Everything about this series is top drawer, from the writing to the characterization to the costumes. The BBC is no slouch when it comes to quality entertainment. I just wish it had been a little less... dark. The implied animal violence bothered me a lot, as did the unnecessary occasional nudity, and I felt nothing but total hatred for their self-serving, self-absorbed, emotionally stinted father, particularly in the episode where he takes his belt to all of them. By that point, there was nothing in me that wanted to see him "reunited" with his family, so his eventual restoration to the household sickened me (he's not going to change; so instead of a happy ending, these girls have a violent, abusive man back in their life).
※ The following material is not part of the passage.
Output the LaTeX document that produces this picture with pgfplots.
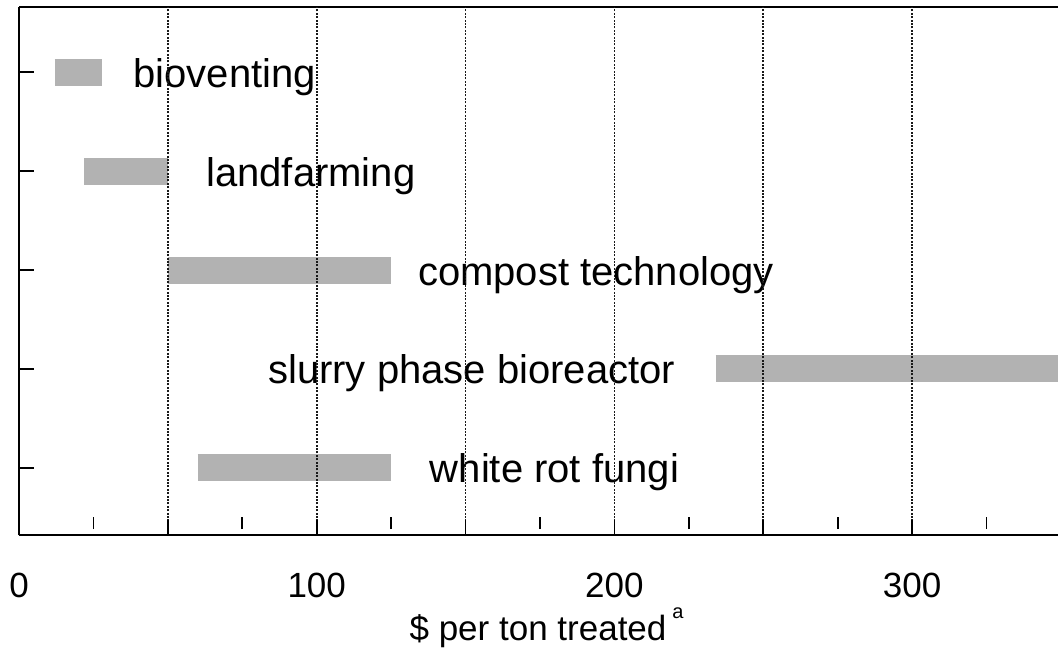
\documentclass[border=0pt]{standalone}
\usepackage{pgfplots}
\pgfplotsset{compat=1.18}
\usepackage{fontspec}
\setmainfont{Liberation Sans}
\usetikzlibrary{calc}

\definecolor{barGray}{RGB}{178,178,178}

\begin{document}
\begin{tikzpicture}
  \begin{axis}[
    scale only axis,
    width=519.5pt, height=264pt,
    xmin=0, xmax=349, ymin=0.323, ymax=5.657,
    axis lines*=left,
    axis line style={line width=1pt},
    axis on top,
    xtick={0,50,...,300},
    xticklabels={0,,100,,200,,300},
    minor xtick={25,75,...,325},
    ytick={1,2,3,4,5},
    yticklabels={},
    tick align=inside,
    major tick length=7.5pt,
    minor tick length=6pt,
    xmajorgrids=true,
    grid style={black!90, line width=0.8pt, dash pattern=on 1pt off 0.7pt},
    tick style={black, line width=0.8pt},
    minor x tick style={yshift=3pt},
    xticklabel style={font=\fontsize{17.5}{20}\selectfont, anchor=base, inner sep=0pt, yshift=-31pt},
    xlabel={\$ per ton treated\,\raisebox{0.62em}{\fontsize{10}{12}\selectfont a}},
    xlabel style={font=\fontsize{17.5}{20}\selectfont, at={(axis description cs:0.5,0)},
                  anchor=base, yshift=-52.5pt, xshift=4pt, inner sep=0pt},
    clip=false,
  ]
    % cost range of each treatment (low, high)
    \addplot[barGray, line width=13.5pt] coordinates {(12,5) (28,5)};
    \addplot[barGray, line width=13.5pt] coordinates {(22,4) (50,4)};
    \addplot[barGray, line width=13.5pt] coordinates {(50,3) (125,3)};
    \addplot[barGray, line width=13.5pt] coordinates {(234,2) (349,2)};
    \addplot[barGray, line width=13.5pt] coordinates {(60,1) (125,1)};

    \begin{scope}[every node/.style={inner sep=0pt, font=\fontsize{20}{24}\selectfont}]
      \node[anchor=base west, yshift=-7.5pt] at (axis cs:38.3,5) {bioventing};
      \node[anchor=base west, yshift=-7.5pt] at (axis cs:62.8,4) {landfarming};
      \node[anchor=base west, yshift=-7.5pt] at (axis cs:133.9,3) {compost technology};
      \node[anchor=base east, yshift=-7.5pt] at (axis cs:220.5,2) {slurry phase bioreactor};
      \node[anchor=base west, yshift=-7.5pt] at (axis cs:137.9,1) {white rot fungi};
    \end{scope}

    \draw[line width=1pt] (rel axis cs:0,1) -- (rel axis cs:1,1);
  \end{axis}
  \pgfresetboundingbox
  \path[use as bounding box] ($(current axis.south west)+(-9.5pt,-61pt)$)
    rectangle ($(current axis.north east)+(0pt,3.5pt)$);
\end{tikzpicture}
\end{document}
It may be realistic, but it's not that fun to watch, especially when a recent episode before the event tried to spark my sympathy in him losing a new potential wife because of his daughter's objections to replacing their mother (she may have had her heart broken, but she's better off without someone who might beat her if he gets mad). 

 

However, and this is a major point in its favor, the series has one of the best, most optimistic, fair-minded representations of a man of the Church that I have seen in a long time. Father Melia (Scot Williams) is a gentle, generous, good-natured, compassionate, honestly good man, always there with a compassionate word or shared truth. He swiftly became my favorite character and never once fell from grace. I'm so used to Catholic priests being predatory, condescending, or hypocritically pious that it struck me as strangely wonderful until I found out Heidi Thomas, authoress of the extremely popular, compassionate-to-faith Call the Midwife, was involved. The acting is also absolutely stupendous. The characters make mistakes, and run a gamut of emotion, and I was engaged every step of the way. There are a lot of interesting twists and a few unexpected turns, but since a lot of the domestic violence turned my stomach, I doubt I will ever watch it a second time.

 

     
Sexual Content:
One graphic sexual encounter (movement, sounds); one implied homosexual sexual encounter (with backside nudity, kissing, a morning after scene); references to a previous homosexual encounter; two instances of male backside nudity; a child out of wedlock. A woman performs a saucy burlesque performance in a corset and bloomers. References to an adulterous affair / a man seducing a girl because his wife wants a child. Much is made over a man not being 'whole down there' after a war, and being unable to consummate his marriage.
 
Language:
Occasional profanities. A half dozen uses of "Christ!"
 
Violence:
Animal-related violence: a rabbit and snake are beheaded in separate episodes (below screen; the bunny spatters blood on bystanders). In the same bunny episode, a man buys and then slits their throats (off camera, the dead bunnies are shown in a box) and a man kills a rooster in a fit of rage, then skins and tries to sell it. We see a dog covered in blood after he was hit by a car. Human-related violence: a man engages in a fight for money, and has frequent violent tantrums. In one hard-to-watch scene, he takes off his belt and beats his daughters ruthlessly with it, while calling one of them a "whore." Four suicide attempts/considerations (a man gasses himself in an oven; a man begs another man to let him drown in the ocean; a woman considers throwing herself and her baby into the river; a woman slits both her wrists). Blood covers the floor / a woman's dress after she loses a baby. An extremely long, difficult birthing scene.

 
Other:
A woman tries to induce an abortion by drinking something she shouldn't. Various points of view are expressed by 'upper society' and 'lower street' individuals that scorn the Catholicism the girls practice; a man attends a séance where a woman communicates with his dead wife. A woman argues that a woman should have the right to abort her child and "have control over her own body."